Aleksandra Goryachkina | |
---|---|
Full name | Aleksandra Yuryevna Goryachkina |
Country | Russia |
Born | Orsk, Russia | 28 September 1998
Title | Grandmaster (2018) |
FIDE rating | 2546 (December 2024) |
Peak rating | 2611 (August 2021) |
Aleksandra Yuryevna Goryachkina (Russian: Александра Юрьевна Горячкина; born 28 September 1998) is a Russian chess player who holds the title of Grandmaster (GM). She is the No. 6 ranked woman in the world by FIDE rating and is also the fourth-highest rated woman and highest rated Russian woman in chess history with a peak rating of 2611. Goryachkina was the challenger in the 2020 Women's World Championship match, which she lost in rapid tiebreaks to Ju Wenjun. She is also a three-time Russian Women's Chess Champion, which she achieved in 2015, 2017, and 2020. In August 2023, she won the FIDE Women's World Cup after defeating Nurgyul Salimova in a tie break match.[1]
Goryachkina was born into a chess family; her father is a chess coach, and both of her parents have been rated above 2200. She quickly emerged as a chess prodigy, winning the under-10, under-14, and under-18 girls' divisions of the World Youth Chess Championship. She is also a two-time girls' World Junior Champion. At the age of 13, Goryachkina became the third-youngest Woman Grandmaster (WGM) of all time behind Hou Yifan and Kateryna Lagno. She then became the fifth-youngest woman to earn the Grandmaster title as a teenager in early 2018. She first entered the women's top 10 in the world later that year, and reached the top 3 with a dominant performance to win the 2019 Candidates Tournament and qualify for the 2020 World Championship match.
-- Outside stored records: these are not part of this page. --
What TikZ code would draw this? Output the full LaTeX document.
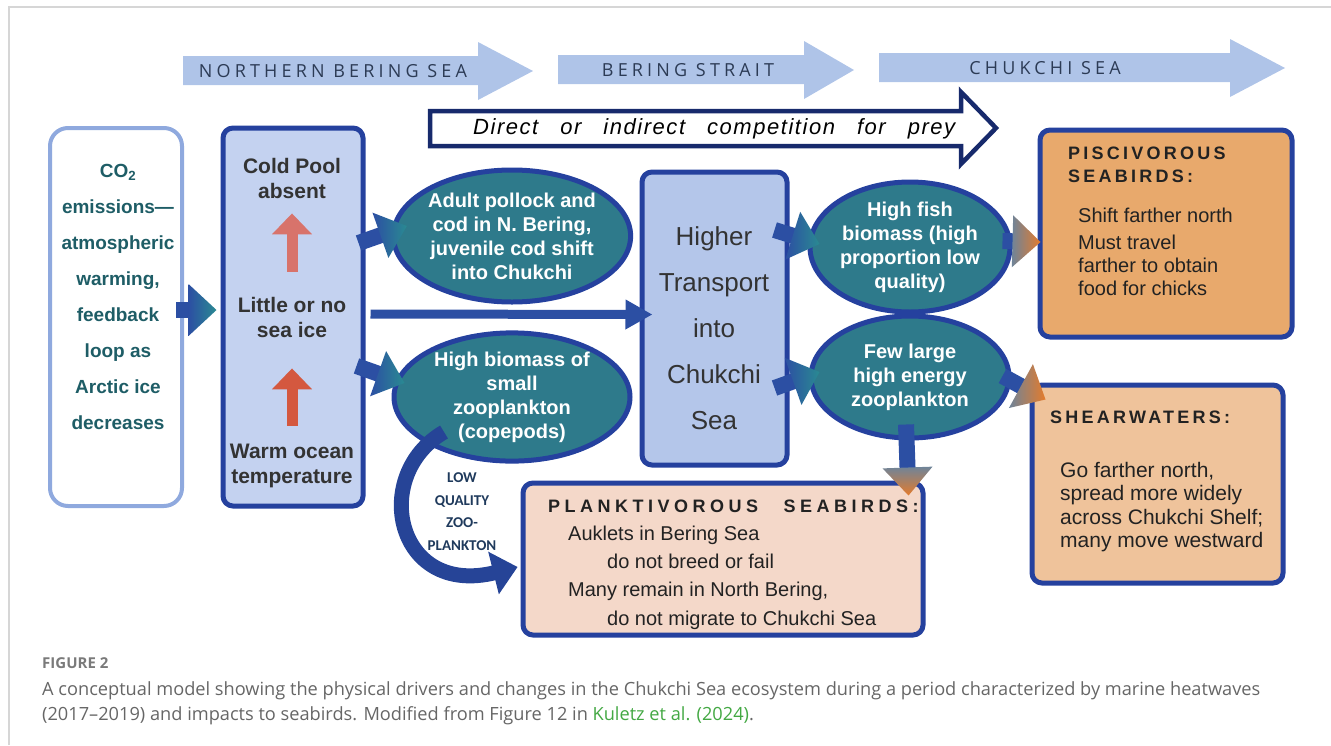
\documentclass[tikz,border=0pt]{standalone}
\usepackage{fontspec}
\setmainfont{Liberation Sans}
\newfontfamily\capfont{Open Sans}
\newfontfamily\bannerfont[LetterSpace=23]{Open Sans}
\newfontfamily\compfont[LetterSpace=7]{Liberation Sans}
\newfontfamily\headfont[LetterSpace=18]{Liberation Sans}
\newfontfamily\lowfont{Carlito}
\usetikzlibrary{arrows.meta, positioning, calc, shapes.geometric}

\definecolor{navyline}{HTML}{25419E}
\definecolor{paleblue}{HTML}{C4D2F0}
\definecolor{boxblue}{HTML}{B4C6EA}
\definecolor{co2line}{HTML}{8FA9DE}
\definecolor{co2text}{HTML}{1E5D66}
\definecolor{darktext}{HTML}{333333}
\definecolor{birdtext}{HTML}{222222}
\definecolor{tealfill}{HTML}{2E7A8B}
\definecolor{bannerblue}{HTML}{AFC4E8}
\definecolor{bannertext}{HTML}{2C3B55}
\definecolor{compnavy}{HTML}{172A6C}
\definecolor{shaftblue}{HTML}{2C4FA3}
\definecolor{headteal}{HTML}{2A8A92}
\definecolor{headgrey}{HTML}{6F8499}
\definecolor{headorange}{HTML}{E47B2C}
\definecolor{piscfill}{HTML}{E8A96C}
\definecolor{shearfill}{HTML}{EFC39B}
\definecolor{planktfill}{HTML}{F4D8C9}
\definecolor{pinkarrow}{HTML}{D8736B}
\definecolor{redarrow}{HTML}{D4583F}
\definecolor{curveblue}{HTML}{264497}
\definecolor{lowtext}{HTML}{1F3A5C}
\definecolor{capgrey}{HTML}{666666}
\definecolor{figgrey}{HTML}{7A7A7A}
\definecolor{linkgreen}{HTML}{43A843}
\definecolor{framegrey}{HTML}{D6D6D6}

\tikzset{
  darkbox/.style={draw=navyline, line width=5pt, rounded corners=10pt, inner sep=0pt},
  oval/.style={ellipse, draw=navyline, line width=5pt, fill=tealfill, text=white,
    inner sep=0pt, align=center, font=\bfseries\fontsize{20}{24}\selectfont},
  txt/.style={inner sep=0pt, align=center},
  icetext/.style={txt, text=darktext, font=\bfseries\fontsize{21}{25}\selectfont},
  birdhead/.style={txt, anchor=west, text=birdtext, align=left, font=\headfont\bfseries\fontsize{18}{23}\selectfont},
  birdbody/.style={txt, anchor=north west, text=birdtext, align=left},
  bannerlabel/.style={txt, text=bannertext, font=\bannerfont\fontsize{18}{22}\selectfont},
  shaft/.style={shaftblue, line width=16pt},
  uparrow/.style={line width=11pt, -{Triangle[length=21pt,width=39pt]}},
}

% block arrow: shaft in blue, shaded head
\newcommand{\blkarrow}[4]{%
  \path #1 coordinate (ba-from) #2 coordinate (ba-to);
  \path ($(ba-to)!28pt!(ba-from)$) coordinate (ba-base);
  \draw[shaft] (ba-from) -- ($(ba-base)!-3pt!(ba-from)$);
  \shade[#4] (ba-to) -- ($(ba-base)!#3!90:(ba-to)$) -- ($(ba-base)!#3!-90:(ba-to)$) -- cycle;
}

\begin{document}
\begin{tikzpicture}[x=1pt, y=-1pt, >=Stealth]
  \useasboundingbox (0,0) rectangle (1331,745);
  \draw[framegrey, line width=1.5pt] (9,745) -- (9,7) -- (1331,7);

  % --- Regions along the top ---
  \foreach \xs/\xh/\xt/\yc/\xl/\txt [count=\i] in
    {183/478/533/71/333/{NORTHERN BERING SEA},
     558/804/854/70/688/{BERING STRAIT},
     879/1230/1285/68/1045/{CHUKCHI SEA}} {
    \fill[bannerblue] (\xs,\yc-15) -- (\xh,\yc-15) -- (\xh,\yc-29) -- (\xt,\yc)
      -- (\xh,\yc+29) -- (\xh,\yc+14) -- (\xs,\yc+14) -- cycle;
    \node[bannerlabel] (banner\i) at (\xl,\yc) {\txt};
  }

  % --- Competition arrow ---
  \draw[compnavy, line width=4.5pt, fill=white] (430,111) -- (961,111) -- (961,92) -- (996,128)
    -- (961,164) -- (961,146) -- (430,146) -- cycle;
  \node[txt, anchor=west, font=\compfont\itshape\fontsize{22}{26}\selectfont] (comp) at (473,129)
    {\spaceskip=22pt Direct or indirect competition for prey};

  % --- Drivers ---
  \node[draw=co2line, line width=4pt, rounded corners=18pt, fill=white, inner sep=0pt,
    minimum width=132pt, minimum height=378pt] (co2) at (116,317) {};
  \node[txt, text=co2text, font=\bfseries\fontsize{19}{36}\selectfont] (co2txt) at (118,297)
    {CO\textsubscript{2}\\emissions—\\atmospheric\\warming,\\feedback\\loop as\\Arctic ice\\decreases};

  \node[darkbox, fill=paleblue, minimum width=140pt, minimum height=378pt] (seaice) at (293,317) {};
  \node[icetext] (cold) at (292,178) {Cold Pool\\absent};
  \node[icetext] (little) at (292,317) {Little or no\\sea ice};
  \node[icetext] (warm) at (292,466) {Warm ocean\\temperature};
  \draw[uparrow, pinkarrow, shorten <=25pt, shorten >=15pt] (little.north) -- (cold.south);
  \draw[uparrow, redarrow, shorten <=18pt, shorten >=31pt] (warm.north) -- (little.south);

  % --- Prey and transport ---
  \node[oval, minimum width=236pt, minimum height=132pt] (pollock) at (512,236)
    {Adult pollock and\\cod in N. Bering,\\juvenile cod shift\\into Chukchi};
  \node[oval, minimum width=236pt, minimum height=118pt] (copepod) at (512,397)
    {High biomass of\\small\\zooplankton\\(copepods)};
  \node[darkbox, fill=boxblue, minimum width=145pt, minimum height=293pt] (transport) at (714.5,318.5) {};
  \node[txt, text=darktext, font=\fontsize{26}{46}\selectfont] (transporttxt) at (714,328)
    {Higher\\Transport\\into\\Chukchi\\Sea};
  \node[oval, minimum width=200pt, minimum height=130pt] (fish) at (910,247)
    {High fish\\biomass (high\\proportion low\\quality)};
  \node[oval, minimum width=198pt, minimum height=122pt] (fewzoo) at (910,377)
    {Few large\\high energy\\zooplankton};

  % --- Seabirds ---
  \node[darkbox, fill=piscfill, minimum width=252pt, minimum height=207pt] (pisc) at (1166,233.5) {};
  \node[birdhead] (pischead) at (1068,164.5) {PISCIVOROUS\\SEABIRDS:};
  \node[birdbody, font=\fontsize{20}{23}\selectfont] (piscbody) at (1078,208)
    {Shift farther north\\[4pt]Must travel\\farther to obtain\\food for chicks};

  \node[darkbox, fill=shearfill, minimum width=251pt, minimum height=198pt] (shear) at (1157.5,484) {};
  \node[birdhead] (shearhead) at (1050,417) {SHEARWATERS:};
  \node[birdbody, font=\fontsize{21}{23.3}\selectfont] (shearbody) at (1060,462)
    {Go farther north,\\spread more widely\\across Chukchi Shelf;\\many move westward};

  \node[darkbox, fill=planktfill, minimum width=400pt, minimum height=152pt] (plankt) at (723,559) {};
  \node[birdhead, font=\headfont\bfseries\addfontfeature{LetterSpace=25}\fontsize{18}{23}\selectfont]
    (planktthead) at (548,506) {PLANKTIVOROUS\hspace{16pt} SEABIRDS:};
  \node[birdbody, font=\fontsize{20}{28.3}\selectfont] (planktbody) at (568,525.5)
    {Auklets in Bering Sea\\\hspace*{39pt}do not breed or fail\\Many remain in North Bering,\\\hspace*{39pt}do not migrate to Chukchi Sea};

  % --- Connectors ---
  \blkarrow{($(co2.east)+(-8,-7)$)}{($(seaice.west)+(-4,-7)$)}{26pt}{left color=shaftblue, right color=headteal}
  \blkarrow{($(seaice.east)+(-7,-74)$)}{($(pollock.west)+(16,-10)$)}{24pt}{left color=shaftblue, right color=headteal}
  \blkarrow{($(seaice.east)+(-9,49)$)}{($(copepod.west)+(13,-14)$)}{24pt}{left color=shaftblue, right color=headteal}
  \draw[shaftblue, line width=9pt, -{Triangle[length=27pt,width=28pt]}]
    ($(seaice.east)+(5,-3)$) -- ($(transport.west)+(13,-4)$);
  \blkarrow{($(transport.east)+(-15,-88.5)$)}{($(fish.west)+(12,-3)$)}{25pt}{left color=shaftblue, right color=headteal}
  \blkarrow{($(transport.east)+(-15,69.5)$)}{($(fewzoo.west)+(11,-5)$)}{25pt}{left color=shaftblue, right color=headteal}
  \blkarrow{($(fish.east)+(-10,-6)$)}{($(pisc.west)+(3,8.5)$)}{26pt}{left color=headgrey, right color=headorange}
  \blkarrow{($(fewzoo.east)+(-9,-1)$)}{($(shear.north west)+(16,17)$)}{25pt}{left color=headgrey, right color=headorange}
  \blkarrow{($(fewzoo.south)+(-4,-16)$)}{($(plankt.north east)+(-17,15)$)}{25pt}{top color=headgrey, bottom color=headorange}

  % low quality loop
  \coordinate (lqtip) at ($(plankt.west)+(-3,8)$);
  \coordinate (lqbase) at ($(lqtip)+(-24,6)$);
  \draw[curveblue, line width=15pt] ($(copepod.center)+(-68,35)$) .. controls +(-74,43) and +(-100,25) .. ($(lqbase)!2pt!(lqtip)$);
  \fill[curveblue] (lqtip) -- ($(lqbase)!22pt!90:(lqtip)$) -- ($(lqbase)!22pt!-90:(lqtip)$) -- cycle;
  \node[txt, text=lowtext, font=\lowfont\bfseries\fontsize{15}{22.7}\selectfont] (lowq) at (462,511.5)
    {LOW\\QUALITY\\ZOO-\\PLANKTON};

  % --- Caption ---
  \node[txt, anchor=west, text=figgrey, font=\capfont\bfseries\fontsize{15}{18}\selectfont] (figno) at (42,663) {FIGURE 2};
  \node[txt, anchor=north west, align=left, text=capgrey, font=\capfont\fontsize{18.2}{25}\selectfont] (caption) at (42,681)
    {A conceptual model showing the physical drivers and changes in the Chukchi Sea ecosystem during a period characterized by marine heatwaves\\(2017–2019) and impacts to seabirds. Modified from Figure 12 in \textcolor{linkgreen}{Kuletz et al. (2024)}.};
\end{tikzpicture}
\end{document}
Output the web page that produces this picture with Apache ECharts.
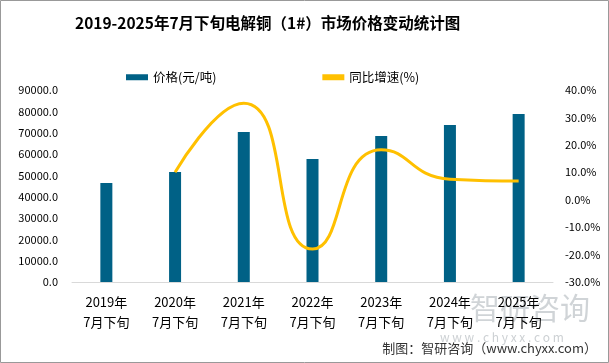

Some of Goryachkina's best performances have come in the open Russian Championship Higher League where she scored 5½/9 in both 2018 and 2020 for performance ratings of 2713 and 2656, and the Russian Team Championship Higher League where she scored 6/8 in 2019 for a performance rating of 2670. She also had a performance rating of 2666 when she won the 2019 Candidates Tournament with a score of 9½/14.